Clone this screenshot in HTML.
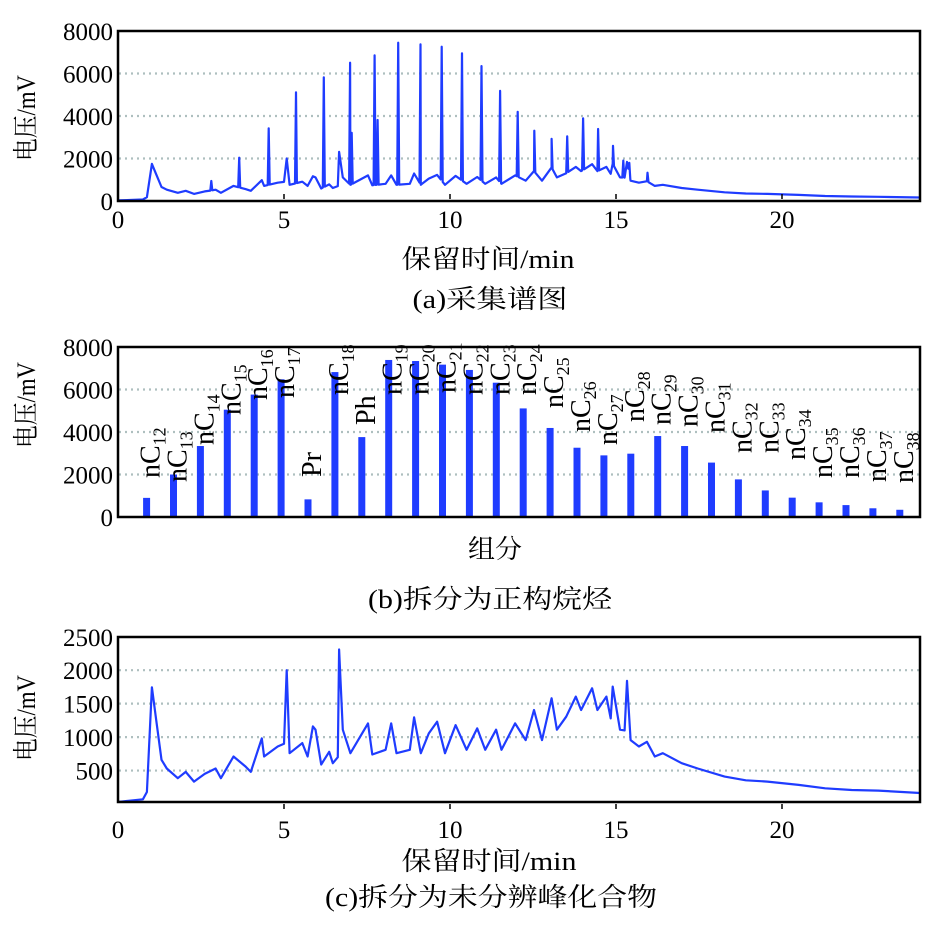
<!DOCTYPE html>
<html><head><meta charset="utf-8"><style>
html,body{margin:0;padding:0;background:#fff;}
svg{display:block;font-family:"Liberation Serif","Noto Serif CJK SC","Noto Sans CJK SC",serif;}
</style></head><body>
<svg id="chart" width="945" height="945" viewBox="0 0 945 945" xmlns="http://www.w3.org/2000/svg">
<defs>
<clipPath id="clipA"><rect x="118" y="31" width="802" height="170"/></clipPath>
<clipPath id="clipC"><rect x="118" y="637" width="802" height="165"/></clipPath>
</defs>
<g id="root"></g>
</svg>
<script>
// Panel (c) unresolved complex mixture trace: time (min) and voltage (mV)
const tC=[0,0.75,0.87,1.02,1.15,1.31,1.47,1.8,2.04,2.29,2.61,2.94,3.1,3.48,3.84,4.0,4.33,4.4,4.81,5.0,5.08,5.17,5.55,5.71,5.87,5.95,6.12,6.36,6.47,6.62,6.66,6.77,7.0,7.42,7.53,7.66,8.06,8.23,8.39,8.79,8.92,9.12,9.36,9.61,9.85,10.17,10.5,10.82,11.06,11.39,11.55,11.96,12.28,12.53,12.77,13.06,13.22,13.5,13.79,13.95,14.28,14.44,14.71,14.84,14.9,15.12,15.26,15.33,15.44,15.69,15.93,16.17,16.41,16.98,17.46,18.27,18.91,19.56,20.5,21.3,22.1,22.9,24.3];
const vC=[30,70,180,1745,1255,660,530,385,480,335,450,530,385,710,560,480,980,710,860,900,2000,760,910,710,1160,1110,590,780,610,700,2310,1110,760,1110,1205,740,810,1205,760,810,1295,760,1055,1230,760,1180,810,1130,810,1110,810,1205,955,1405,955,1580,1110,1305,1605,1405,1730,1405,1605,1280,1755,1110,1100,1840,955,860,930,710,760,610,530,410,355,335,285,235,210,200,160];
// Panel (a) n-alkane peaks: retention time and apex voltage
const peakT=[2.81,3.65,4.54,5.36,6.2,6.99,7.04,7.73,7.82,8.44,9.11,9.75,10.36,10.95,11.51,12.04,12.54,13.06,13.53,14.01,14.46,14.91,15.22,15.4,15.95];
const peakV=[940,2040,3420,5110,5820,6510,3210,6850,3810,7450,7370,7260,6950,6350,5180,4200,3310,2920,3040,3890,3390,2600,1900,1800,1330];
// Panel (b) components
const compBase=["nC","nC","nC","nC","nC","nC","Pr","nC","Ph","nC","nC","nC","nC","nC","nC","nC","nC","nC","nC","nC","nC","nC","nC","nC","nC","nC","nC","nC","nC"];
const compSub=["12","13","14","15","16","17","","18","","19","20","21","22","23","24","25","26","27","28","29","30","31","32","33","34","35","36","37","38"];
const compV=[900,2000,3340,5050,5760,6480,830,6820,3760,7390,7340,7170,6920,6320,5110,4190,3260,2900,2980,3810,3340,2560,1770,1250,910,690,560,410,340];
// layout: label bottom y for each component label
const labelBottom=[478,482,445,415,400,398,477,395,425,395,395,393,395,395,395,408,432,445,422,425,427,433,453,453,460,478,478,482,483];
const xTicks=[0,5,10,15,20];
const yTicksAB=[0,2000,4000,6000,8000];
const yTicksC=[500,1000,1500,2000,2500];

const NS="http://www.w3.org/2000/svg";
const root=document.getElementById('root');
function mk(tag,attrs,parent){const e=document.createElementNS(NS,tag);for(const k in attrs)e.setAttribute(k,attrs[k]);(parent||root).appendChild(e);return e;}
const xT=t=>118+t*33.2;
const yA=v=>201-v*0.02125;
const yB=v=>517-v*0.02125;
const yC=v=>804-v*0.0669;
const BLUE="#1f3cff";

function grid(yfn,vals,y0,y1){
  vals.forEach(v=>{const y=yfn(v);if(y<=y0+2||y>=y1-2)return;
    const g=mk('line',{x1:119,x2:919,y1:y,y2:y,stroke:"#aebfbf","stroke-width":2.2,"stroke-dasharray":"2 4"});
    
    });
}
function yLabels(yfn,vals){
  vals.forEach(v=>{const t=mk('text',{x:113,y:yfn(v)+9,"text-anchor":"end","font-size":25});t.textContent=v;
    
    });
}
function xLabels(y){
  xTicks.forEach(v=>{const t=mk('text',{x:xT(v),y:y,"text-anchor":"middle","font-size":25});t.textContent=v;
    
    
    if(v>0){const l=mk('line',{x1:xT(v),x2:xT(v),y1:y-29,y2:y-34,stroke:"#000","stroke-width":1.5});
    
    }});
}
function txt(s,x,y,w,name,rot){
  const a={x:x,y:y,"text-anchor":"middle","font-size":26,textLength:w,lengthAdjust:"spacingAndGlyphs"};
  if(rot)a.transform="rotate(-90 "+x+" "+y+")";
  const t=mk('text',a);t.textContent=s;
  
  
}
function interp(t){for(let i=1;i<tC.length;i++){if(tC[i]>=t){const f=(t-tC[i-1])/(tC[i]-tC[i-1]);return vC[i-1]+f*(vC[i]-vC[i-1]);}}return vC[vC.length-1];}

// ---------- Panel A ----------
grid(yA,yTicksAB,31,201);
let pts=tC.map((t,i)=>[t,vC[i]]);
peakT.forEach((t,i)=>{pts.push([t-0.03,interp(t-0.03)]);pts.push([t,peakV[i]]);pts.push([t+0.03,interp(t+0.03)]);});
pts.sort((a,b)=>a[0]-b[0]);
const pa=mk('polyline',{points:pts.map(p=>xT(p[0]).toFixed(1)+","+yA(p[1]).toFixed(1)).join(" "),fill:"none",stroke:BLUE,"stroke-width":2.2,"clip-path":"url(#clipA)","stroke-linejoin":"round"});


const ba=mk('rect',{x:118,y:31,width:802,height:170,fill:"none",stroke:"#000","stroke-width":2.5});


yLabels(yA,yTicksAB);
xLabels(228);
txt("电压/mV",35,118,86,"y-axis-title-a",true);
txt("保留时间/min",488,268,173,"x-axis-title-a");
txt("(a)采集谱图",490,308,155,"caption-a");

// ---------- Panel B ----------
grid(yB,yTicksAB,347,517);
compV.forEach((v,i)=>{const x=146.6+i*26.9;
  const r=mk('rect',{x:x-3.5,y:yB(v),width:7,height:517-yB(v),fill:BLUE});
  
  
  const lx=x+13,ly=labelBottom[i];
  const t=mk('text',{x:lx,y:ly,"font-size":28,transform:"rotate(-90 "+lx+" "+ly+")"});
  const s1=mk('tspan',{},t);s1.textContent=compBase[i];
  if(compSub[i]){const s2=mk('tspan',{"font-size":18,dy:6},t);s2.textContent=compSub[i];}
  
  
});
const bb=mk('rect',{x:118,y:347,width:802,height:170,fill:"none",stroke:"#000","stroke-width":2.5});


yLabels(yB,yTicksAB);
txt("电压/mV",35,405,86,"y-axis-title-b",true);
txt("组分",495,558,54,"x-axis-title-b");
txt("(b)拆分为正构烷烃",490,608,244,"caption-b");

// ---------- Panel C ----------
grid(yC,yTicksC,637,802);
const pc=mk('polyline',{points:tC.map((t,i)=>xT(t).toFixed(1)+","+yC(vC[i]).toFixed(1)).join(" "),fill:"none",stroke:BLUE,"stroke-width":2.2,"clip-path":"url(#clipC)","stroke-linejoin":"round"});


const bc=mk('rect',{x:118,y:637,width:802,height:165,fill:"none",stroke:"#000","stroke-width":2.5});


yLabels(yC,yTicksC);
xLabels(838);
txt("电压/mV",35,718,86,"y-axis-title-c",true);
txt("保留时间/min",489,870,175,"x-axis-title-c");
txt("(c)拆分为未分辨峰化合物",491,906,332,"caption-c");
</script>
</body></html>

-=-=-

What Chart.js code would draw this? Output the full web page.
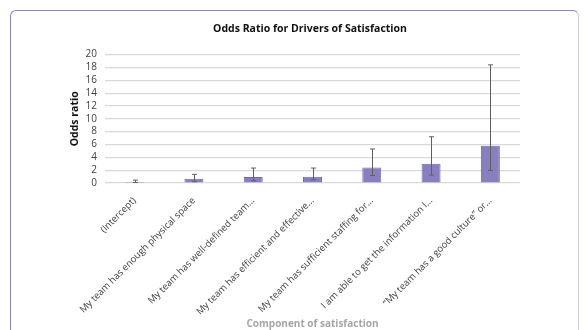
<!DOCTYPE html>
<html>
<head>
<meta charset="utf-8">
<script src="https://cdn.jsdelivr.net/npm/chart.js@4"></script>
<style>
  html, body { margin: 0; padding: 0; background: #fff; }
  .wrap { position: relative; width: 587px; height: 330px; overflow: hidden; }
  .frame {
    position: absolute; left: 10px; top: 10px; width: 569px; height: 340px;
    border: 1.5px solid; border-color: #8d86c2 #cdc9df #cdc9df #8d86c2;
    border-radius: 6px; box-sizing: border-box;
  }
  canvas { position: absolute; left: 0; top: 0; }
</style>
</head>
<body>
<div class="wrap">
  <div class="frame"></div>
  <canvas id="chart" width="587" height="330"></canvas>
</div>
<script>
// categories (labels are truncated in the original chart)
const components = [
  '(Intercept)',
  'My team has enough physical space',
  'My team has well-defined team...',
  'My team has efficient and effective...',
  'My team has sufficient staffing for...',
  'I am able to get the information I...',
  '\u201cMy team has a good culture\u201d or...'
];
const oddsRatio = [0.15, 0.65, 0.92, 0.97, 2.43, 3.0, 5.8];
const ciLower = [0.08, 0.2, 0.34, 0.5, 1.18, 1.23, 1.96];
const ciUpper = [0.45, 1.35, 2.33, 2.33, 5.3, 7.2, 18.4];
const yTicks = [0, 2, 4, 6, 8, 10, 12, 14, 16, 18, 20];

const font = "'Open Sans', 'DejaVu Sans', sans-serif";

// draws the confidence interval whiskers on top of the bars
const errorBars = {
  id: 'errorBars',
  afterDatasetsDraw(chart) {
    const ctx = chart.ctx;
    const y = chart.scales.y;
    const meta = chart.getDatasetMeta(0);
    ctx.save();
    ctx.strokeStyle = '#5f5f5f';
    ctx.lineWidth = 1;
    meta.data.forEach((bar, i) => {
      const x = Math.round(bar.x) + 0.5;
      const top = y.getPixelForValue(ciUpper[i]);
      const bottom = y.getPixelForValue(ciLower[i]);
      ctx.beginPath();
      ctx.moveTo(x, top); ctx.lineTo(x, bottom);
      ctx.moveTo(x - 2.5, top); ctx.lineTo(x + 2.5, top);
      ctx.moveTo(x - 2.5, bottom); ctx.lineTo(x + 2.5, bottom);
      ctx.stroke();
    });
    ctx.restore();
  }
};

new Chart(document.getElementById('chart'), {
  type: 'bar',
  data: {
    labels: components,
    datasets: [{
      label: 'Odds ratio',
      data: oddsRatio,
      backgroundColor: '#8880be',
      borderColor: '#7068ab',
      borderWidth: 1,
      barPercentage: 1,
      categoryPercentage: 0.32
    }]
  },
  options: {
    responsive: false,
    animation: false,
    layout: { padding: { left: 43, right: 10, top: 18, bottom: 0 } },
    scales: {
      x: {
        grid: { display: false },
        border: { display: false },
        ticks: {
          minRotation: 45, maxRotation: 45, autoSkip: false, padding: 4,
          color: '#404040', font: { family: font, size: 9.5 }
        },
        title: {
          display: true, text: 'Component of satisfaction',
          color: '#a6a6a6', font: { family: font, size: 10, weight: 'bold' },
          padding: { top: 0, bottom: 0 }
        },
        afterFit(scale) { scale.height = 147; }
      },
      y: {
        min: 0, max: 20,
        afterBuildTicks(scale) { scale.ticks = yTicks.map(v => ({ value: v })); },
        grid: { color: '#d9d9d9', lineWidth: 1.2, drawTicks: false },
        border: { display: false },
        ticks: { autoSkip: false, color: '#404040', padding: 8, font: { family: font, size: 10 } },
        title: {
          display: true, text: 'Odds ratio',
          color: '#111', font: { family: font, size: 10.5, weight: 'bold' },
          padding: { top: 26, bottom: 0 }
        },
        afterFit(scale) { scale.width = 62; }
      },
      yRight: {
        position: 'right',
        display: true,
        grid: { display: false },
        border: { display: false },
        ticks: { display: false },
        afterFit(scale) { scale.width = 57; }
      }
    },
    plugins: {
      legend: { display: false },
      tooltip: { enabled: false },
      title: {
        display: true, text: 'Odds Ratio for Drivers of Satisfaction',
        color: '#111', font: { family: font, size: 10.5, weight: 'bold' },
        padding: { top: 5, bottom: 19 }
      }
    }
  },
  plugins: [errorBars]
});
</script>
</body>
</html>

-=-=-

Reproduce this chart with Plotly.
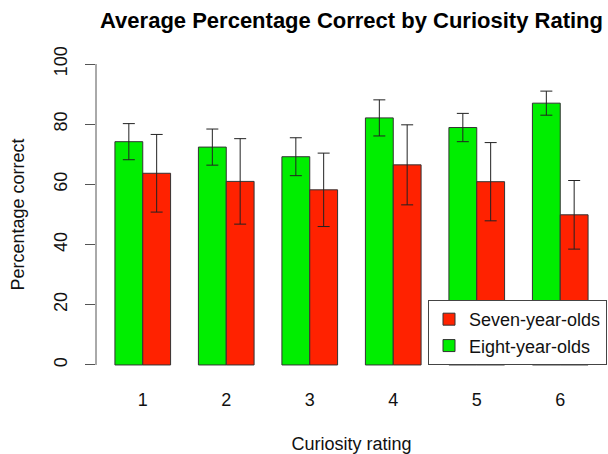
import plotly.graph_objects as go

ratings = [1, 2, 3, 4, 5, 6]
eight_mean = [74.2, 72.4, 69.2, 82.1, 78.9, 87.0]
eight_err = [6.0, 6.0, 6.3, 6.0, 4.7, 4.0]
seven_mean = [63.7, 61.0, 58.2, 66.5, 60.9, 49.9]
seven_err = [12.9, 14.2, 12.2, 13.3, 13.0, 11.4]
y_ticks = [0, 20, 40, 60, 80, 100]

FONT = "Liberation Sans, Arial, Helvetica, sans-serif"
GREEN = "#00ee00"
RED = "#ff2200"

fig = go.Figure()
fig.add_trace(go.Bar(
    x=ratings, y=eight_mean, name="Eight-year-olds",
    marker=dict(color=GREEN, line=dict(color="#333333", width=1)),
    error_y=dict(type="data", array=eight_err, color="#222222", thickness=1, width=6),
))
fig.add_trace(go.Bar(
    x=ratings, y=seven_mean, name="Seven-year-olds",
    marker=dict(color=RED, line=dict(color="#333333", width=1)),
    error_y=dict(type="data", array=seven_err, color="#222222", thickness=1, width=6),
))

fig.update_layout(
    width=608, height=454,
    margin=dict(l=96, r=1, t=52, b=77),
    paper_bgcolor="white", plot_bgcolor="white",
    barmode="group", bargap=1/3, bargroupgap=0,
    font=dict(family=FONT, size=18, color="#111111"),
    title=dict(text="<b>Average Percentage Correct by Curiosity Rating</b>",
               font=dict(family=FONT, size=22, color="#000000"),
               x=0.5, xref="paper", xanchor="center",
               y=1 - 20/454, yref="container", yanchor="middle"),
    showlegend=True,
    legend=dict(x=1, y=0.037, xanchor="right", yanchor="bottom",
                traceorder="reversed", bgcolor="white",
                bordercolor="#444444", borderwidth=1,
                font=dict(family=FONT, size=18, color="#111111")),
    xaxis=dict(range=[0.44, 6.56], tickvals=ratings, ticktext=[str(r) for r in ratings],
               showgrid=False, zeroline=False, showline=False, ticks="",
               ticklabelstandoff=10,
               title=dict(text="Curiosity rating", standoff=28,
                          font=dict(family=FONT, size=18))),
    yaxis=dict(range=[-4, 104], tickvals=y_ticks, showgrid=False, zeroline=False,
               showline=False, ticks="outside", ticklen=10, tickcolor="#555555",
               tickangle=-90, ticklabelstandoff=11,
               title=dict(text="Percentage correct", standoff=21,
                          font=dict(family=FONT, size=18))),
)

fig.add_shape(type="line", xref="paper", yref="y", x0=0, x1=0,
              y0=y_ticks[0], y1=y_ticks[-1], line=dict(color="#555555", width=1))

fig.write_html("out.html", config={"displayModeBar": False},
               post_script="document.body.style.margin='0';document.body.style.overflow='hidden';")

-=-=-

■ **Goal of the exercise**: State how many lines of the records above contain the word "this", and give only that number.

■ **Final answer**: 3